Während nach dem Ende des Deutschen Bundes die Festungsanlagen der Stadt durch Preußen übernommen wurden, verlor Mainz nach dem Ende des Deutsch-Französischen Krieges 1870/71 durch die Grenzverschiebung nach Westen an militärischer Bedeutung. Dennoch wurde ein letzter äußerer Fortgürtel geplant, dieses Mal mit einigem Abstand von bis zu 8 km zum Hauptwall und der Innenstadt. Der innerste Befestigungsring hatte mittlerweile an Bedeutung verloren; gleichzeitig drängte die Stadtbevölkerung zunehmend auf eine Lockerung der militärischen Baubeschränkungen im Umland. Die bastionäre Befestigungslinie wurde daher 1875 im Norden der Stadt aufgegeben und die heutige Neustadt angelegt, die von einzelnen Kavalieren entlang einer neuen Befestigungslinie geschützt werden sollte: Dem sog. Rheingauwall. Die Technik entwickelte sich allerdings so rasant weiter, dass die Erfindung der Brisanzgranaten Mitte der 1880er Jahre die erst jüngst fertiggestellten und durch die Erfindung der gezogenen Geschütze erforderlichen massiven Ausbaumaßnahmen an der Festung schlagartig obsolet werden ließ.

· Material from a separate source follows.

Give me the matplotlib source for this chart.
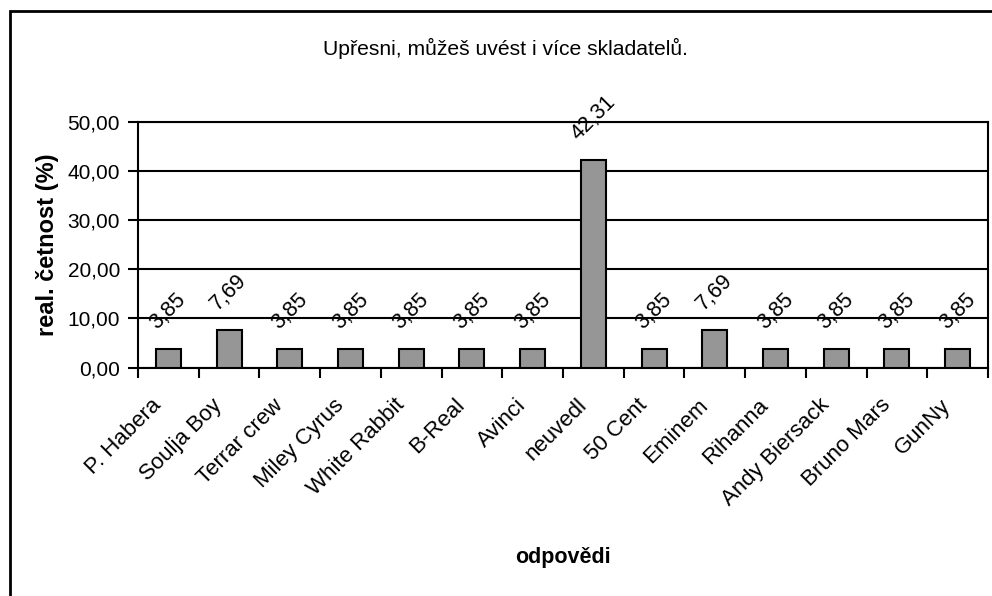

Der Schutz der Stadt musste nun mit der Selzstellung in das weite Umland verlagert werden. Gleichzeitig wurden die Festungsgräben im innerstädischen Areal verfüllt und militärische Hochbauten abgerissen. Spätestens mit dem Ende des Ersten Weltkrieges war das Schicksal der Festung endgültig besiegelt.
Der Umgang mit vereinzelt erhaltenen Festungsbauwerken wurde in den 1930er Jahren in der Stadtbevölkerung heftig diskutiert. Einige wurden in Freizeit- und Parkanlagen integriert und einer neuen Nutzung zugeführt. Andere wiederum verfielen und dienten im Anschluss an den Zweiten Weltkrieg als Notunterkünfte. Die daraus resultierenden Elendsquartiere prägten das schlechte Image der Bauwerke derart, dass der historische Baubestand bis in die 1980er Jahre noch zugunsten einer modernen Wohnbebauung weichen musste.
Vereinzelte Festungsbauwerke haben die Zeit bis heute überdauert. Es ist zu begrüßen dass sie durch die Mainzer wiederentdeckt und in das moderne Stadtbild eingebunden werden.
Die Festungsanlagen von Mainz sind in ihrer Gesamtheit ein für die Stadtgeschichte wesentliches Denkmal. Sie sind nicht nur Geschichtszeugnisse, sie prägen die Stadtentwicklung, die Wirtschaft, die Bewohner und deren Lebensgeschichten über Jahrhunderte. Es ist unser aller Aufgabe dieses Zeugnis der Militär- und Sozialgeschichte einer überregionalen Verteidigungslandschaft zu bewahren und seine Geschichte zu tradieren.